▶ [What the exercise asks] Starting from the line that contains "Recreate this image", copy every line exactly until the line that contains "1725, 1726, 1726, 1726, 1726]", which is also included.

[Dataset records]
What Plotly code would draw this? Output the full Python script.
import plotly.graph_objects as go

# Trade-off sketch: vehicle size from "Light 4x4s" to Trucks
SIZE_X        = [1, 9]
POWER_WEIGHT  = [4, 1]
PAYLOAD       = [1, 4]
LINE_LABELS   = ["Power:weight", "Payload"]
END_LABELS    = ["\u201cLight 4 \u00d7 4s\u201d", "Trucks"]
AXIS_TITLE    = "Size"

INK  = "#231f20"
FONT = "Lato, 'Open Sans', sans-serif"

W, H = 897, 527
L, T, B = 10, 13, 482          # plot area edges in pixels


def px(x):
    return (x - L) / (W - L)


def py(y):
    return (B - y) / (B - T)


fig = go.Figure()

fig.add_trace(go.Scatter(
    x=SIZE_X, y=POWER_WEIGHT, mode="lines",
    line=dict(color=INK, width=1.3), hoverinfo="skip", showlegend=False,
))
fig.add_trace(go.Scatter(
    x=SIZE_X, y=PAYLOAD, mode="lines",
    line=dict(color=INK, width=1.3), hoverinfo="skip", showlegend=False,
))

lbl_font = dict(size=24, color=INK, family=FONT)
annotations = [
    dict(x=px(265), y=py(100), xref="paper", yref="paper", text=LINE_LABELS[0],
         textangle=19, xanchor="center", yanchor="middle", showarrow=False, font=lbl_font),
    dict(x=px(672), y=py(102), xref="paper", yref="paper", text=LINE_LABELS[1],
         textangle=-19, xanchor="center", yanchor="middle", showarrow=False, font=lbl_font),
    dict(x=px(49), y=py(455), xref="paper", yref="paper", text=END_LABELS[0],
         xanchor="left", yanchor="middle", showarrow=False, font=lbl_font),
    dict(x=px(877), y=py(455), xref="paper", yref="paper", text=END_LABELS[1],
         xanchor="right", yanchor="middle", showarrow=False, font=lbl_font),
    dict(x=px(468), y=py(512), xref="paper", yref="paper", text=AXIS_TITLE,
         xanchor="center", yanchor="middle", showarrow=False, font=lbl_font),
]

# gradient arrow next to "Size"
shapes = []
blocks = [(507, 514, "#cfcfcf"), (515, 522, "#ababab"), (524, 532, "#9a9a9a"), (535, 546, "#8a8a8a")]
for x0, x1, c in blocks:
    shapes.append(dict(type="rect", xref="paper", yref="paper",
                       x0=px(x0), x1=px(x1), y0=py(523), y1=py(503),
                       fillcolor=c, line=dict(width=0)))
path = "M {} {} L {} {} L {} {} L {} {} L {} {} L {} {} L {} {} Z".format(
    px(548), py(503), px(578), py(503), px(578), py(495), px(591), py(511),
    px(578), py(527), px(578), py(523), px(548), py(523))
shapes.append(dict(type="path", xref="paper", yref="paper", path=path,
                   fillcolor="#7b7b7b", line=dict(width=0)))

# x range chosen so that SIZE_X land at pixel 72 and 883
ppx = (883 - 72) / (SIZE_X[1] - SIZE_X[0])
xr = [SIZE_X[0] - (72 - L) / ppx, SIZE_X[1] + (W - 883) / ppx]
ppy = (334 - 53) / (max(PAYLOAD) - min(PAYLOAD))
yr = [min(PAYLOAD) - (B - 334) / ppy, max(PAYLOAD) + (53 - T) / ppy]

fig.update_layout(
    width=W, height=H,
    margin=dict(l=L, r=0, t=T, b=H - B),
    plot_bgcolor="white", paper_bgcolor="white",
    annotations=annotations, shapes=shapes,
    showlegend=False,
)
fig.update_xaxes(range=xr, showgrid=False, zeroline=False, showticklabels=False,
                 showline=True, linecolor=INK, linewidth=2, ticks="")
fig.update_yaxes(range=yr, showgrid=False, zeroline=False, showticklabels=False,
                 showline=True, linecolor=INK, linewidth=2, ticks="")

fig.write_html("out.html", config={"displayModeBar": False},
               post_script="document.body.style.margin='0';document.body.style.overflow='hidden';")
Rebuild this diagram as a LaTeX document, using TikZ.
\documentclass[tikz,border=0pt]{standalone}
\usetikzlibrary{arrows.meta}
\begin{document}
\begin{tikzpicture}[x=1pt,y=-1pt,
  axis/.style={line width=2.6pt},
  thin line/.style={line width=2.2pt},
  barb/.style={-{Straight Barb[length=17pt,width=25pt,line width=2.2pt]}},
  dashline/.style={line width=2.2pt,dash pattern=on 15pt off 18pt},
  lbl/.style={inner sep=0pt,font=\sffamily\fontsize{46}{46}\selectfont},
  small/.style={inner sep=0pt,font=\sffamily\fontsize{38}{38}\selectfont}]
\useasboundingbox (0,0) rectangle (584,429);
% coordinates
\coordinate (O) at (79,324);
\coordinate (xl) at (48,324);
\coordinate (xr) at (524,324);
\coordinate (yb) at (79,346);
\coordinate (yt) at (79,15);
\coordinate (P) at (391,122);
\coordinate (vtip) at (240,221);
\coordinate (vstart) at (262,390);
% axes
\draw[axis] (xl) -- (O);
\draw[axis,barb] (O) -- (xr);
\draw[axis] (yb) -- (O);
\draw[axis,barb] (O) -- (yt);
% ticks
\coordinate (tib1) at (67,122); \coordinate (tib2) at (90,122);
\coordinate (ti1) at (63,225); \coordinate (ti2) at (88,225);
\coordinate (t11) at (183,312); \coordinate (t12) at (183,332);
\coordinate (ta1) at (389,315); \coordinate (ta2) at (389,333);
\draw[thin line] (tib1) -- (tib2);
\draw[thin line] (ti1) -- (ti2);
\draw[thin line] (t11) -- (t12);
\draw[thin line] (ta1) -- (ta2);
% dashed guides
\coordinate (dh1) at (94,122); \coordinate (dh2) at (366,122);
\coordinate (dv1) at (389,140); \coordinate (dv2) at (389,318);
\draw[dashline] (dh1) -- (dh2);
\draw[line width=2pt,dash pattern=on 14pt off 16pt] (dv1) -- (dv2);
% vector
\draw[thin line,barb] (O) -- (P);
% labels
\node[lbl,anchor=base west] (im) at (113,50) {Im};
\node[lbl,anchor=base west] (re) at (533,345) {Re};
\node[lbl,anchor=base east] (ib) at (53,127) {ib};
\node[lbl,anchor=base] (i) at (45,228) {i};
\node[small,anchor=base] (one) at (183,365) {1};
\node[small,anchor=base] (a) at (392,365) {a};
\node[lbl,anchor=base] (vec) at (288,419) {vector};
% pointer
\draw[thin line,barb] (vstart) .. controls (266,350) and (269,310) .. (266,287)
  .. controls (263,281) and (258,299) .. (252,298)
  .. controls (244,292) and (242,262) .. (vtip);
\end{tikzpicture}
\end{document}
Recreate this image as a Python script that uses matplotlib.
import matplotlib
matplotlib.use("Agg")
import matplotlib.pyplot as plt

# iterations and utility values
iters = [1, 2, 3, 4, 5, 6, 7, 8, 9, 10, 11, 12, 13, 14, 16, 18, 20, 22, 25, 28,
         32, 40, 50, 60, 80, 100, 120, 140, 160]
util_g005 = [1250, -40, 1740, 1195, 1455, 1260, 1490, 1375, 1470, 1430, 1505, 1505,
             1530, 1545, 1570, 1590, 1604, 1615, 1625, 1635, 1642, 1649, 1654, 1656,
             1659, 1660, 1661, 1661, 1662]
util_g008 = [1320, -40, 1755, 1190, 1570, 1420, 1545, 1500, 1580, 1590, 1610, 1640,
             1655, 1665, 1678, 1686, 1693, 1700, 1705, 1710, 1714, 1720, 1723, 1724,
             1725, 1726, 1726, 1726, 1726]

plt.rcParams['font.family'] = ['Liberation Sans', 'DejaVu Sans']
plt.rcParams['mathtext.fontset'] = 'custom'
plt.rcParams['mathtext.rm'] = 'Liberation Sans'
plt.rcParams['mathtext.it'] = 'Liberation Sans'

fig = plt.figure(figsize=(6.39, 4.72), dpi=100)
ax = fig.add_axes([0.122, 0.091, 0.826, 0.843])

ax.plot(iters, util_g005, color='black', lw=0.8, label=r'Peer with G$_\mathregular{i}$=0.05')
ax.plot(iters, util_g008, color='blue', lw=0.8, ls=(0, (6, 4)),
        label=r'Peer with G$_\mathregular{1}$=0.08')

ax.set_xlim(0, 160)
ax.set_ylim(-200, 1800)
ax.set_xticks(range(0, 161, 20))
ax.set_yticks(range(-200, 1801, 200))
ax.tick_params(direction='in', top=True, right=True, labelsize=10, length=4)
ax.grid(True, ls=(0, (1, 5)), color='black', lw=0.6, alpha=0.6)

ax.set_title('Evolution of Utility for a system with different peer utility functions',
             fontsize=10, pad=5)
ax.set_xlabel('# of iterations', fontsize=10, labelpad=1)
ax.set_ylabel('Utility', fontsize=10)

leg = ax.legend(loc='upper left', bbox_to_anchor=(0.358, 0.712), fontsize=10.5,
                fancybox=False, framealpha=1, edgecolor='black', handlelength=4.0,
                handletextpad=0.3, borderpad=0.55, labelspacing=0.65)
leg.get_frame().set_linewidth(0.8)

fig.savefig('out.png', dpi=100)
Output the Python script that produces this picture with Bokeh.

▶ [The completed task]
Recreate this image as a Python script that uses matplotlib.
import matplotlib
matplotlib.use("Agg")
import matplotlib.pyplot as plt

# iterations and utility values
iters = [1, 2, 3, 4, 5, 6, 7, 8, 9, 10, 11, 12, 13, 14, 16, 18, 20, 22, 25, 28,
         32, 40, 50, 60, 80, 100, 120, 140, 160]
util_g005 = [1250, -40, 1740, 1195, 1455, 1260, 1490, 1375, 1470, 1430, 1505, 1505,
             1530, 1545, 1570, 1590, 1604, 1615, 1625, 1635, 1642, 1649, 1654, 1656,
             1659, 1660, 1661, 1661, 1662]
util_g008 = [1320, -40, 1755, 1190, 1570, 1420, 1545, 1500, 1580, 1590, 1610, 1640,
             1655, 1665, 1678, 1686, 1693, 1700, 1705, 1710, 1714, 1720, 1723, 1724,
             1725, 1726, 1726, 1726, 1726]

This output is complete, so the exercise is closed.